While the Guantánamo Bay prison camp has faded as a political issue, the conditions there have been dramatically deteriorating. For several months, prisoners have been mounting intense protests, in response to grievances with guards and frustration with their legal status. They have conducted hunger strikes, battled with guards, and thwarted the camp’s surveillance system.

On Saturday, U.S. officials decided the prisoners had gone too far. Officials raided the camp, emptying prison cells, and forcing some detainees into isolation.

The Miami Herald’s Carol Rosenberg, who has covered Guantánamo for over a decade, reports that while the U.S. has sought to provide more humanitarian conditions for detainees, the recent tensions reflect frustration with the endless legal limbo in the camp:

By the time President Barack Obama took office, the prison camps had established communal confinement in a prison called Camp 6 that was more in the spirit of the Geneva Conventions, with … TV, books and, for well-behaved captives, wristwatches…But [there have been] mounting tensions at the camp… following a particularly aggressive cell search held Feb. 6.

…Lawyers for the captives said a wide-ranging hunger strike was underway, and some described seeing long-held, once plump prisoners wasting away before their eyes. The strike, they said, was sparked by what the captives considered abusive searches of their Qurans … fueled by years of frustration at their status of legal limbo.

Rosenberg reports that there are 43 prisoners on hunger strike. The U.S. is now force-feeding 13 of them, in order to keep them alive. The guards have also lost a measure of “control over life” in the prison, Rosenberg reports: ”The captives could be seen systematically disobeying communal camp rules. They covered surveillance cameras in individual cells with cereal boxes. They refused to admit food carts to the cellblocks.”

Obama officials emphasize that they had advance notice about recent changes at the prison, such as moving detainees into individual cells, and they are monitoring developments closely. That may be fine for crisis management, but there is very little talk about actually addressing the core problems at Guantánamo Bay.

About 166 prisoners remain in the camp today. That reflects progress–over 700 men have been imprisoned there–but also stalemate. Twelve years after the Afghanistan war began, these remaining prisoners are people who have been cut off from their entire world, mostly without any trial to address the charges against them, let alone their guilt or innocence. And that’s not all.

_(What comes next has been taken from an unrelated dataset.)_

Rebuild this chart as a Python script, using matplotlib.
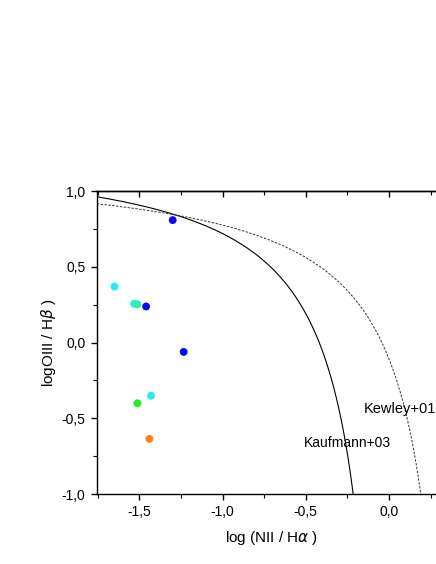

It is well known that many detainees are not high-ranking terrorists. As early as 2003, Donald Rumsfeld privately objected to how many “low-level enemy combatants” wound up in the prison. According to a comprehensive 2006 analysis of Defense Department data, most detainees were not affiliated with terrorist groups. (The report was from Seton Hall University, applying a terrorist definition was based on the U.S. government’s terrorist list.)

A high error rate, of course, does not mean the prison should just be emptied.

Nor could it, since Congress severely restricted the Obama administration’s options for transferring detainees. As one former National Security Council official told me last year, “Congress has put up as many roadblocks as possible to keep the Guantanamo Bay prison open.”

So the prison stays open, while the door to fair trials is pretty much closed.  A reassessment of Guantánamo justice is long overdue.